The Potato Board purchased the rights to the new variety from the Agriculture and Agri-Food Canada breeding program in Fredericton, N.B., and is now bringing it to the commercial market. 

"This is the first time that the board has worked with a new potato variety right from scratch," said Mary Kay Sonier, seed co-ordinator with the potato board.  "Through a bid process, we gained access to commercialize the variety."

Sonier said the bid was a nominal amount, around $200. 

Mary Kay Sonier holds the new Red Fox potatoes in a field at the Fox Island Elite Seed Potato Farm. (Shane Hennessey/CBC)

Sonier said the potato board has operated the Fox Island Elite Seed Potato Farm since 1962, and grows both public and private varieties.

"Norland, which is one of our standards for red potato production, is a public variety, an old variety, so there's no paperwork associated with growing it," Sonier said.  

"We produce the privately-owned varieties on contract, with the agent, or the variety owner." 

Taking it to market

In the case of the Red Fox variety, the P.E.I. Potato Board will be the one owning the rights.  

"We'll have to pay some of the royalties back to the breeder, of course, because that is the incentive for breeding new potato varieties," Sonier said.

 "We'll be the middleman, collecting the royalties and submitting them."

Sonier says the Red Fox was propagated in the lab and then grown in greenhouses to mini-tubers, and then taken to field production. (Shane Hennessey/CBC)

Sonier said the variety now known as the Red Fox had been on the board's radar for several years before the bid. 

She said they grew the variety for several years, both on P.E.I. and at several locations in the U.S., trying to mimic different global areas.

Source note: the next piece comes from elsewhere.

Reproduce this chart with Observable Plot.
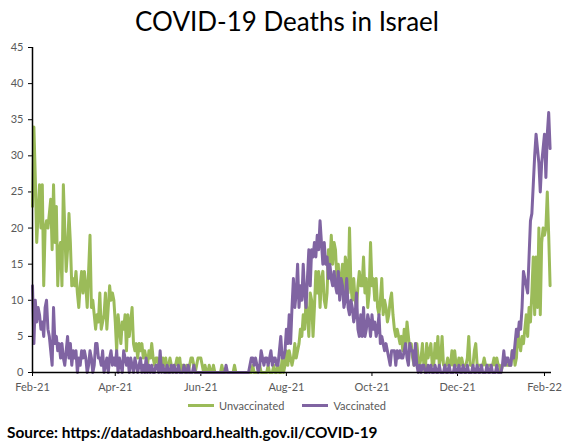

"We were attracted to this by the skin, by the type. It also seemed to have very good yield potential in some different environmental areas," Sonier said.

"In our taste tests, it's done all right, and it seemed to compare very favourably with the standards." 

Red soil, red potatoes

Sonier said the choice of a red skin potato was also strategic.

"A lot of people are working in the russet area or in the yellow flesh area. There don't seem to be as quite as many options in the red, although that increases every year," Sonier said.

"Plus we ship red potatoes to the table market and on the export market." 

The Fox Island Elite Seed Potato Farm has been operated by the potato board since 1962 in western Prince Edward Island. (Shane Hennessey/CBC)

Sonier said the board's seed committee came up with the name, Red Fox, because of its potential for marketing as the Island's red potato. 

"They thought that the Red Fox would show well, and would help people identify this variety with the Island," Sonier said.

The Red Fox potatoes are now in storage along with the other varieties grown at Fox Island. (Shane Hennessey/CBC)

Growing commercially

John Visser from Victoria Potato Farm grew about half an acre of the Red Fox variety in one of his fields in Victoria by the Sea. 

He said he has tried hundreds of varieties of potatoes over the years.

John Visser from Victoria Potato Farm grew about half an acre of the Red Fox variety in one of his fields in Victoria by the Sea. (Shane Hennessey/CBC)

"We've always tried different varieties, and you're always looking for the next one that's going to be better. We thought we'd try it," Visser said. 

"It seemed to be a nice, bright round red." 

Visser said he also likes the variety's name. 

"We've got red soil and there's all kinds of foxes in this area. So I think it's a good idea."

Sonier says they grew the variety for several years, both on P.E.I. and at several locations in the U.S., trying to mimic different global areas. (Mary Kay Sonier/PEI Potato Board)

Years of research

Sonier said there has already been more than a decade of research invested in the Red Fox variety, before it even got to the potato board.

"The breeders who are developing these new varieties, they say it's like one in ten thousand, to narrow it down to one that's going to make it commercially," Sonier said.

Sonier says the choice of a red potato was strategic. (Mary Kay Sonier/PEI Potato Board)

Sonier said it will still be a few more years to see if the Red Fox will be a success. 

"People have to sign licensing agreements, they have to pay royalties, so new varieties have to show their worth to growers, to make that extra paperwork and money worthwhile," Sonier said. 

"New varieties are always a gamble. You never know once you get to that stage, if they're going to take off. So this will just be a good test for us."